Subalternità e ricerca, ricognizioni collettive discusse politicamente
Scaffale «L’accademia e il fuori. Il problema dell’intellettuale specializzato in Italia», un saggio edito da Orthotes. Tredici lavoratori, con condizioni contrattuali e di reddito differenziate, si sono chiesti cosa vuol dire essere oggi un intellettuale accademico nel rapporto con la società
Scaffale «L’accademia e il fuori. Il problema dell’intellettuale specializzato in Italia», un saggio edito da Orthotes. Tredici lavoratori, con condizioni contrattuali e di reddito differenziate, si sono chiesti cosa vuol dire essere oggi un intellettuale accademico nel rapporto con la società
Aria fresca, finestre spalancate, fiumi che scorrono. Sono queste le sensazioni che suscita la lettura e il confronto con L’accademia e il fuori. Il problema dell’intellettuale specializzato in Italia, libro coordinato da Vincenzo Mele, Fabio Mengali, Francesco Padovano e Alessia Tortolini e pubblicato nella collana di «Ecologia politica» dell’editrice Orthotes (pp. 268, euro 23). «Finalmente»: è l’avverbio che viene in mente fin dalla prima pagina.
Tredici «lavoratori accademici», con condizioni contrattuali e di reddito differenziate, in ampia parte precari e precarie, si sono chiesti – prima in un convegno tenuto presso l’Università di Pisa nel 2022 e poi con questo volume – cosa vuol dire essere oggi un intellettuale accademico nel rapporto con la società. E si sono posti questa domanda guardando al contesto italiano, in collegamento con le più generali trasformazioni intervenute nell’accademia internazionale, sapendo che «l’università è cambiata in quanto è cambiata la società».
IL TESTO È ORGANIZZATO in tre parti. La prima – «Distanza e vicinanza», con i contributi di Tiziana Faitini, Achille Zarlenga, Alessandro Fiorillo e Francesco Padovani – discute la figura dell’intellettuale contemporaneo in connessione con le analisi di Max Weber e Michel Foucault, la rilettura del percorso scientifico-militante di Franco Basaglia, la sterilizzazione accademica di Pier Paolo Pasolini e la riflessione sulle possibilità di intervento pubblico degli intellettuali.

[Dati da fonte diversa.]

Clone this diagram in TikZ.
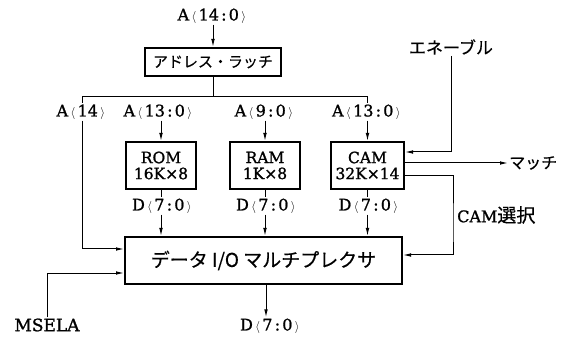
\documentclass[tikz,border=0pt]{standalone}
\usepackage{fontspec}
\setmainfont{DejaVu Serif}
\newfontfamily\lbf[FakeBold=1.2]{DejaVu Serif}
\newfontfamily\jp[FakeBold=0.5]{Noto Sans CJK JP}
\usetikzlibrary{arrows.meta,calc}
\newcommand\brk[1]{\kern2.4pt{\fontsize{13}{13}\selectfont\ensuremath{#1}}\kern2.4pt}
\newcommand\sig[2]{#1\brk{\langle}#2\brk{\rangle}}
\newcommand\cl{\kern2.2pt:\kern2.2pt}
\newcommand\lab{\lbf\fontsize{16}{19}\selectfont}
\begin{document}
\begin{tikzpicture}[x=1pt,y=-1pt,
  box/.style={draw,line width=2pt,inner sep=0pt,align=center,font={\lbf\fontsize{15.5}{18}\selectfont}},
  lbl/.style={inner sep=1pt,font=\lab},
  conn/.style={line width=1pt},
  arr/.style={conn,-{Latex[length=8pt,width=3.6pt]}}]
\useasboundingbox (0,0) rectangle (565,339);
% top
\node[lbl] (tA) at (213,16) {\sig{A}{14\cl0}};
\node[box,minimum width=136pt,minimum height=28pt,font={\jp\fontsize{15}{18}\selectfont}] (latch) at (213,62) {アドレス・ラッチ};
\coordinate (bus) at (213,97);
% memories
\node[box,minimum width=70pt,minimum height=47pt] (rom) at (161,165.5) {ROM\\[-2pt]16K×8};
\node[box,minimum width=70pt,minimum height=47pt] (ram) at (265,165.5) {RAM\\[-2pt]1K×8};
\node[box,minimum width=73pt,minimum height=47pt] (cam) at (367.5,165.5) {CAM\\[-2pt]32K×14};
% address labels
\node[lbl] (a14) at (82,112) {\sig{A}{14}};
\node[lbl] (aR) at (159,112) {\sig{A}{13\cl0}};
\node[lbl] (aM) at (265,112) {\sig{A}{9\cl0}};
\node[lbl] (aC) at (367.5,112) {\sig{A}{13\cl0}};
% data labels
\node[lbl] (dR) at (163,206) {\sig{D}{7\cl0}};
\node[lbl] (dM) at (267,206) {\sig{D}{7\cl0}};
\node[lbl] (dC) at (369.5,206) {\sig{D}{7\cl0}};
% mux
\node[box,minimum width=277pt,minimum height=47pt,font={\jp\fontsize{19}{22}\selectfont}] (mux) at (263.5,260.5) {データ I/O マルチプレクサ};
\node[lbl] (dO) at (271,326) {\sig{D}{7\cl0}};
\node[lbl,font={\lbf\fontsize{17}{20}\selectfont}] (msel) at (47,325) {MSELA};
% right side
\node[lbl,font={\jp\fontsize{17}{20}\selectfont}] (en) at (451,47) {エネーブル};
\node[lbl,font={\jp\fontsize{16}{19}\selectfont},anchor=west] (match) at (508,163) {マッチ};
\node[lbl,anchor=west] (csel) at (456,215) {CAM{\jp\fontsize{19}{20}\selectfont 選択}};
% connectors
\draw[arr] (tA.south) -- (latch.north);
\draw[conn] (latch.south) -- (bus);
\draw[conn] (a14.north |- bus) -- (aC.north |- bus);
\draw[conn] (a14.north |- bus) -- (a14.north);
\draw[conn] (aC.north |- bus) -- (aC.north);
\draw[arr] (aR.south -| rom.north) -- (rom.north);
\draw[arr] (aM.south -| ram.north) -- (ram.north);
\draw[arr] (aC.south) -- (cam.north);
\draw[conn] (rom.south) -- (rom.south |- dR.north);
\draw[conn] (ram.south) -- (ram.south |- dM.north);
\draw[conn] (cam.south) -- (cam.south |- dC.north);
\draw[arr] (rom.south |- dR.south) -- (rom.south |- mux.north);
\draw[arr] (ram.south |- dM.south) -- (ram.south |- mux.north);
\draw[arr] (cam.south |- dC.south) -- (cam.south |- mux.north);
\draw[arr] (a14.south) |- ([yshift=11.5pt]mux.west);
\draw[arr] (msel.north) |- ([yshift=-12.5pt]mux.west);
\draw[arr] (mux.south -| 266,0) -- (dO.north -| 266,0);
\draw[arr] (en.south) |- ([yshift=13.5pt]cam.east);
\draw[arr] ([yshift=2.5pt]cam.east) -- (match.west);
\draw[arr] ([yshift=-10.5pt]cam.east) -| (453,230) |- ([yshift=5.5pt]mux.east);
\end{tikzpicture}
\end{document}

La seconda parte – «Il dentro», con gli interventi di Fabio Mengali, Lorenzo Barbanera, Renata Leardi e Lorisfelice Magro – entra nel cuore dei rapporti e delle condizioni di lavoro nell’università italiana.
I temi affrontati illustrano un mondo pieno di ansia e precarietà, che ha fatto del merito un’ideologia di esclusione e disciplinamento, la quale pregiudica, con la tirannia della velocità e della quantità, la qualità della ricerca e i tempi di vita delle persone (studenti e studentesse compresi), ma anche il diritto allo studio e le relazioni tra chi lavora nell’università nell’ambito della ricerca – oltre che l’università stessa come istituzione – e il resto della società.
QUEST’ULTIMO TEMA è affrontato in modo ampio nella terza parte – «Fuori», elaborata con i contributi di Alessia Tortolini, Paola Imperatore e Federica Frazzetta e Daniele Lo Vetere – nella quale si mette in evidenza come sia possibile fare ricerca fuori dall’accademica, presentando il percorso intellettuale dello storico Angelo Del Boca, ma anche quanto questo sia difficile e abbia costi da pagare. Questi costi si registrano anche nei percorsi di chi cerca di costruire ponti tra dentro e fuori l’accademia, ponendosi la domanda se sia possibile un’altra università, e dentro e fuori la scuola, chiedendosi quale funzione ricoprano in prevalenza i docenti delle scuole secondarie (intellettuali subalterni, professionisti riflessivi o tecnici dell’educazione?).
Dunque, L’accademia e il fuori è un libro pieno di sfide culturali e politiche per chi lavora nelle università, nella scuola e, più complessivamente, nell’industria culturale e della formazione. Esso aiuta la riflessione – con l’ambizione che diventi collettiva – sul valore sociale di queste attività lavorative, contribuendo, tra l’altro, a ridurre il grado di isolamento che vivono tante persone precarie nelle università italiane.
Rendendo evidente che, al contrario, una presa di parola è possibile, così come è ancora possibile svolgere un lavoro intellettuale che miri, come indicato in un testo del 1971 di Franco Fortini, acuto studioso delle trasformazioni di questo tipo di lavoro, a «passare dal senso di un tempo non qualificato, che si contorce nell’attimo, a quello di un tempo sostenuto dalla solidarietà». Dunque, un tempo dotato di senso, non (s)travolto dalla macchina della performance.